UK manufacturing is coming home

While trading is tough and costs are rising, Caldeira, boss of a Merseyside cushion company of the same name, offers a 30 per cent increase. It sounds like a huge hike compared with the measly 1.4 per cent average annual raise that UK workers endured in 2011 reports The Telegraph.

But this is China, where a combination of inflation and manufacturing migration is resulting in spiralling wage demands from the workers who remain in the country’s east-coast production heartland. Xiao is not impressed with the offer – she says it’s her way, in the form of a 50 per cent pay rise, or the highway.

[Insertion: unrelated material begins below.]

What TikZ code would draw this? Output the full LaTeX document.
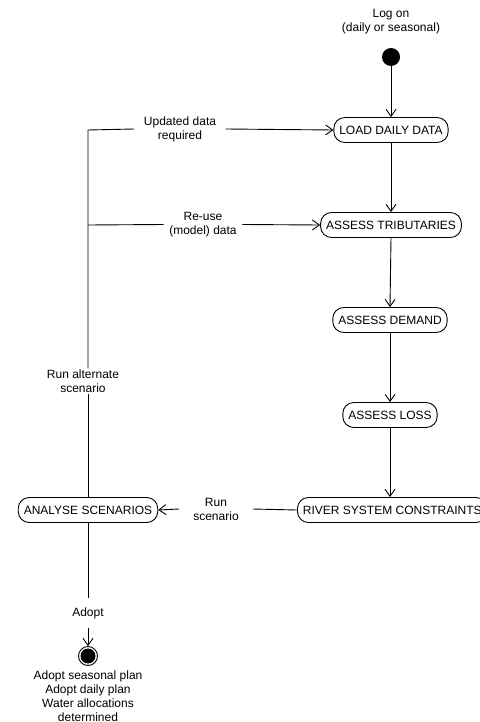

Caldeira appears almost powerless, a remarkable reversal of fortunes from when he first arrived in China in 2003.

“Millions of workers coming to the coast meant there was always a plentiful supply of labour. Now Chinese manufacturers are moving inland because of the prices in the booming coastal cities. The workers can stay closer to home, so what’s left is more jobs than workers. Eighteen months ago, we really started to struggle to get staff.”

Chinese jobs fairs now resemble a pre-Big Bang trading floor, he says. The salaries, shown on whiteboards, move by the minute, mostly upwards, as workers’ demands push up prices. “It’s wage inflation in front of your eyes.” Prospective staff can even expect to be shown workplaces to see if they meet their standards.

With 2.65m people unemployed in the UK and the economy still vulnerable to a reliance on financial services, “repatriation” of manufacturing sounds an attractive concept. But can UK workers compete with their Chinese counterparts on cost, skills and commitment?
The early signs were not encouraging for Caldeira, who began his hunt for staff at the job centre.

The jobs Caldeira is creating don’t pay much more than minimum wage, so the focus is inevitably on youngsters or the unemployed. This has provided an illuminating “snapshot of Britain”, he says. “Half of the young people we’ve taken on are just glad to have some work and build a career. The other half don’t want to know.”

Caldeira is undeterred, however, and believes investing in training willing young people will eventually pay off.

Emma Bridgewater, who has been manufacturing pottery and textiles in Stoke for 27 years, says she’s got the proof that a “quixotic” faith in UK manufacturing needn’t end in disaster. When her manufacturing partner went bust in the early 1990s, she resisted calls to follow the Eastern tide and bought the assets.

“People told me I was cuckoo. At times it’s been ghastly, but also worthwhile,” she says. Now she’s hoping more companies that moved offshore will start to follow Caldeira home. “I’m constantly astonished more people aren’t doing what Tony is.”

Having built a manufacturing operation while counterparts were either dying or leaving home, she insists the right workers can be found – if bosses are willing to be patient and not believe the “myth” that it’s too hard to hire and fire staff in the UK.

“The staff are often not madly enthusiastic at first. There’s a scepticism which is often born of years of very bad treatment. But people do want to work.

“We hire and fire a bit – if we have to we can adjust our capacity quite sharply. Get a good lawyer and you can get rid of people if you have to.”